As they did with the competition, 11th Hour led the way with sustainability initiatives.

“There's a lot of things that we worked out with the race organization and the class to make sure that it got implemented,” said Enright. “We were out there collecting data, but we also worked with the race organizers to make sure that everybody else in the race was also collecting data and we weren't the only boat carrying a 60 kilogram water sampling device…Part of it was incentivizing, part of it was mandating, part of it was collaborating with these different entities to make sure that not only was everybody doing it so that there was more valuable data, but also that it wasn't a competitive hindrance in the end.”

Sustainable sustainability
To develop a sustainability plan that would deliver meaningful, long-term results was the job of Amy Munro, 11th Hour’s Sustainability Officer.

“We came up with a strategy that covered four key areas: leadership, innovation, collaboration, and legacy,” said Munro, citing The Toolbox as a flagship project that resulted from her team’s efforts.

The Toolbox is a free suite of guides, tools, and templates designed to help organizations create a comprehensive sustainability program.
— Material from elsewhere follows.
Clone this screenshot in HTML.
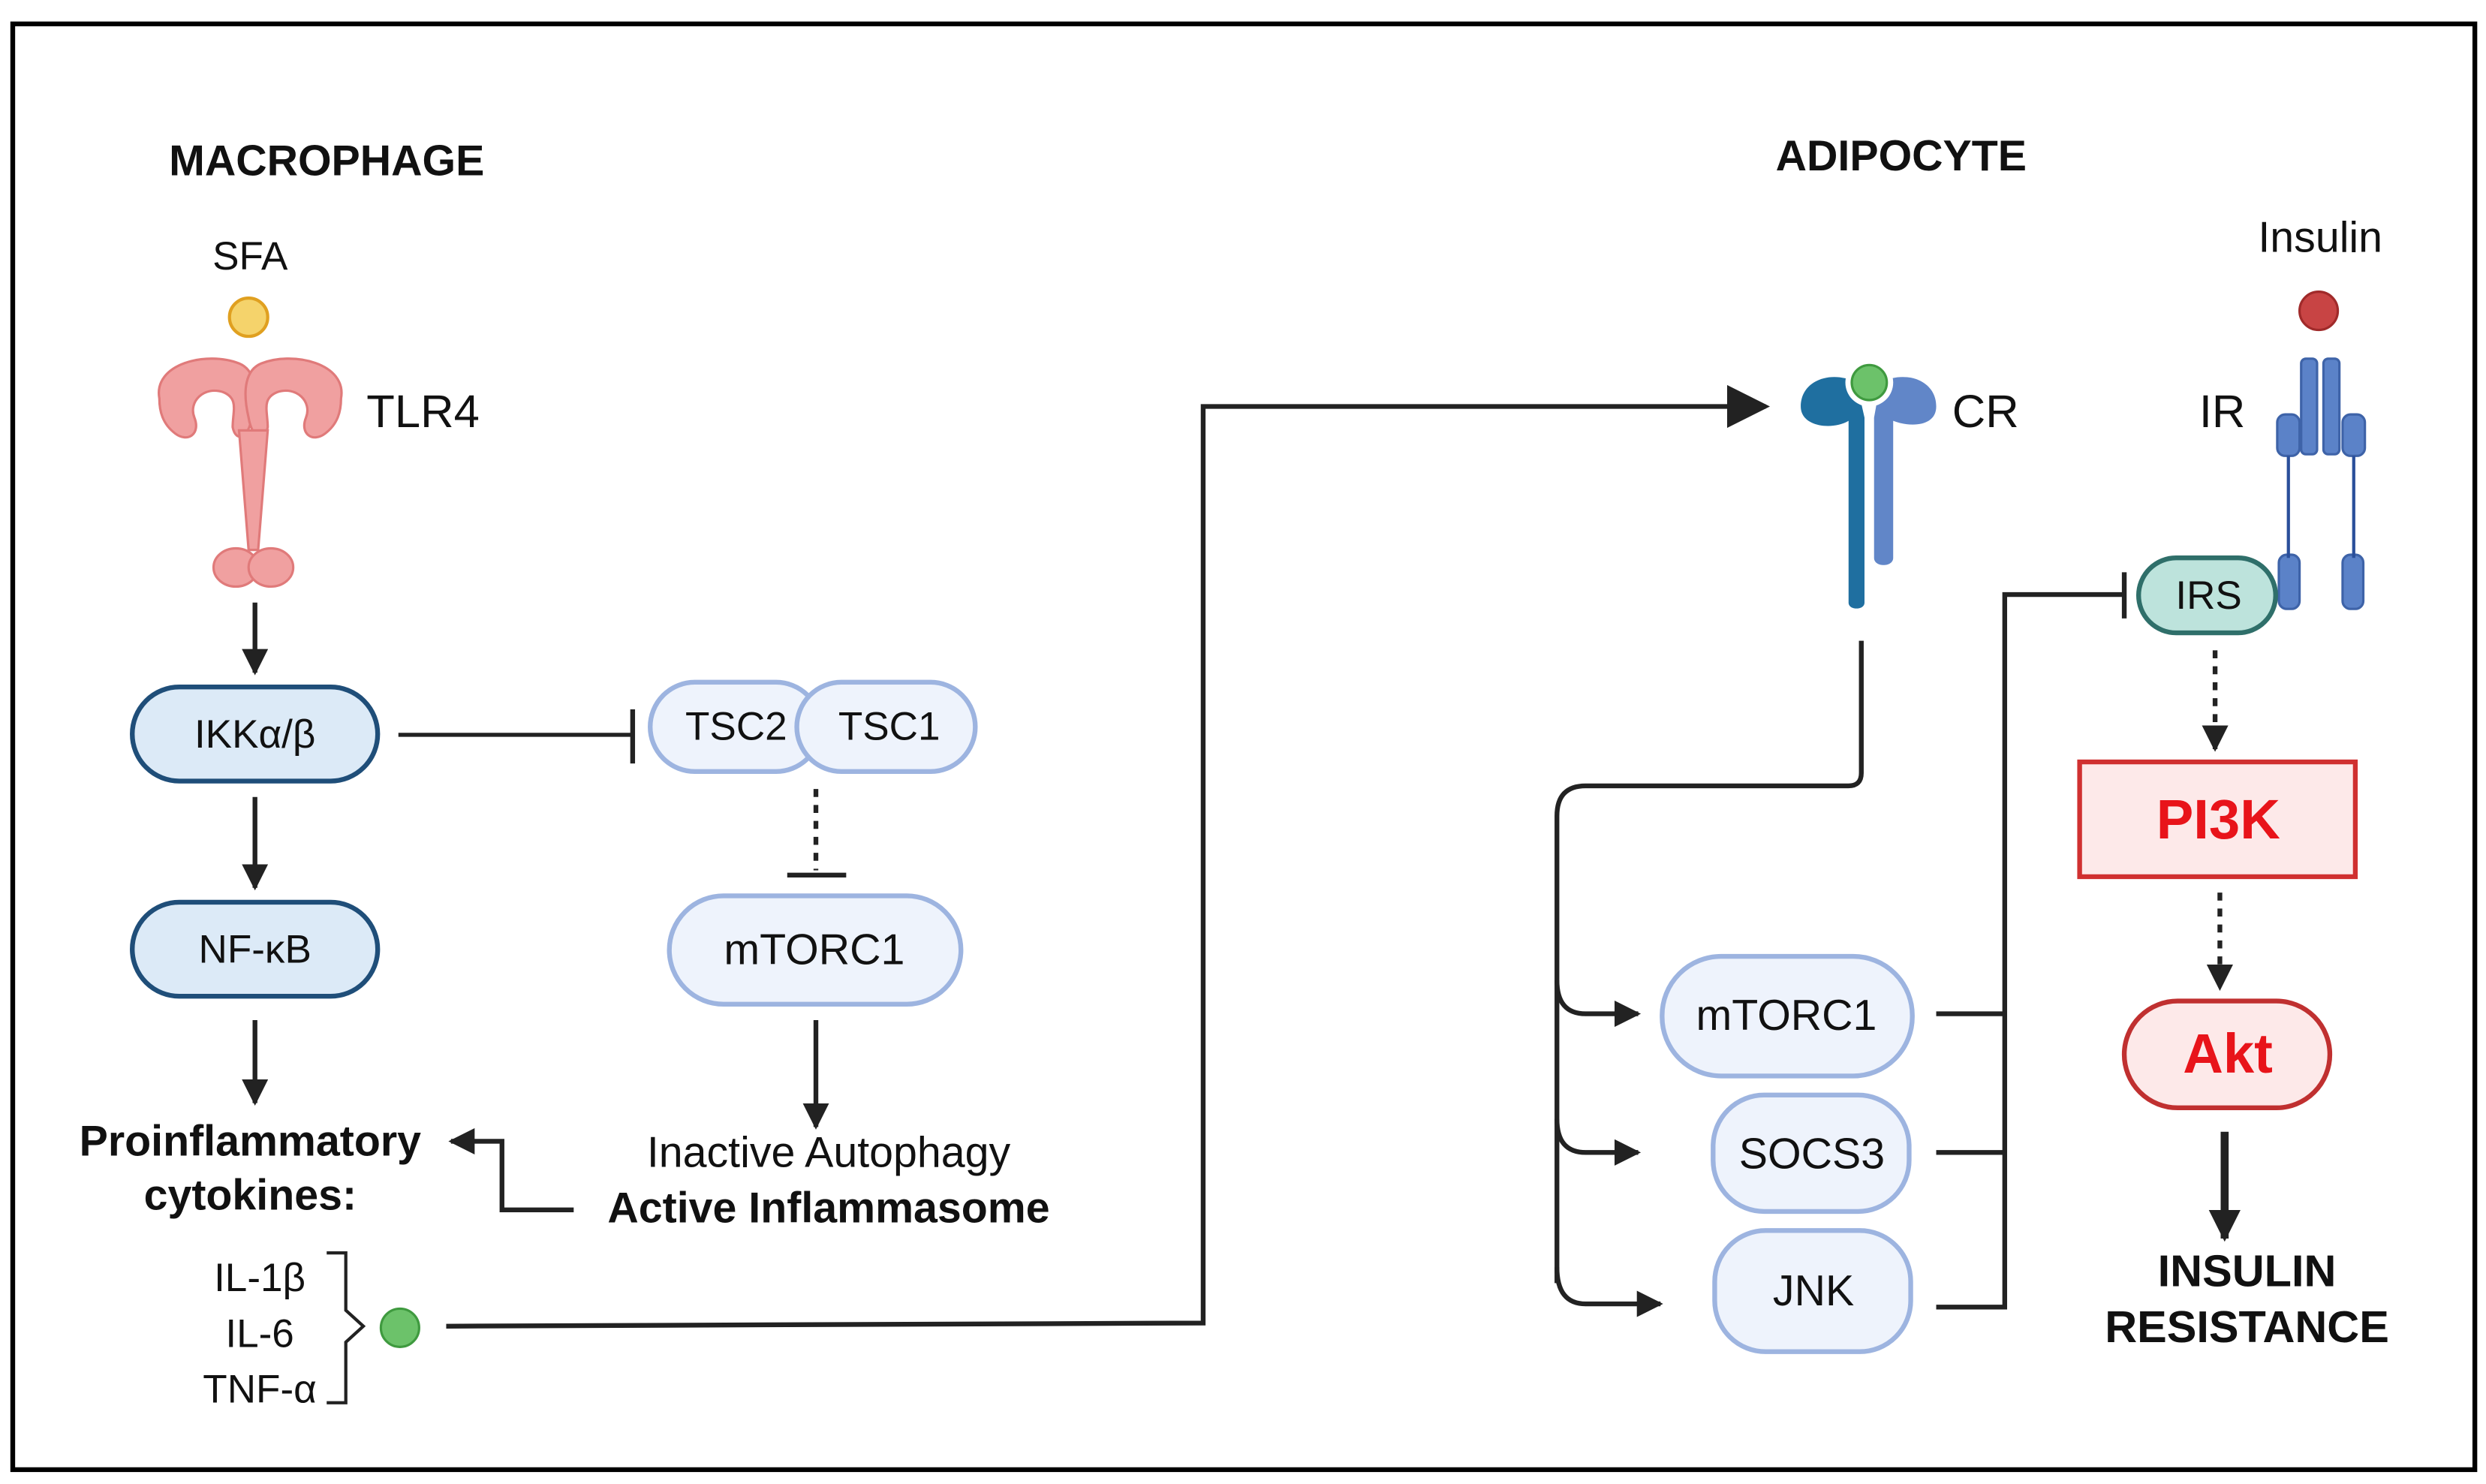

It’s a step-by-step roadmap to integrate sustainability practices in their operations.

“It came about as a result of us looking at our supply chain understanding that about 80% of our footprint was within our influence space rather than under our direct control,” said Munro. “So we were having conversations about their sustainability and realizing there's lots of open doors for those conversations, but not necessarily a lot of time or
knowledge of where to start or what to do from there.”

The Toolbox, accessible at sustainabilitytoolbox.com, is rolling out globally. It was recently adopted by the Association of National Olympic Committees, which has implemented it throughout their membership. There are currently 600 users from 100 different countries (and counting), and it has been translated into four languages. It’s just one (albeit an important one) of the more than 80 sustainability initiatives that 11th Hour has introduced out since the campaign began. And now, with the win, the team can even more effectively spread their message.

“Winning gives you a lot of voice, a bigger platform, more exposure and more credibility,” said Enright.

Highs and lows
If you were to guess what Enright’s favorite leg of the race was — and you guessed Itajaí, Brazil to Newport, where the hometown team arrived at the head of the fleet — you’d be wrong.

Enright’s favorite? “Probably Cape Town to Itajaí,” he said. “It was an unmitigated disaster,” he said of the leg that saw rudders delaminated and the mainsail torn (twice.)

Enright’s embrace of disaster, or rather, his attitude and ability to embrace it until he turns it around into something good, probably explains his winning energy as well as anything (that, and the fact that he is a really great sailor surrounded by a lot of other really great sailors.)

“We scrapped for some points that we knew were going to be valuable down the road, if this thing was going to end the way we wanted,” he said. “But it’s the feeling of accomplishment…I’m biased, but these boats are the most difficult boats to sail in the history of the race. And this course had the longest and most difficult leg in the history of the race at 13,000 miles. Those are agreed-upon facts.”

“So then would you not say that this was probably the hardest edition of the race ever?”

So is Enright going to try to come back for the next edition?

“I don't know. I have no idea,” he laughed. “I’m just trying to get through today.”

“If I lived in a vacuum for sure — I think I’ve got the best job in the world — but it doesn't come without sacrifice. Right now I’m just taking some time to reflect. I want whatever is next to be the right thing, not just the next thing.”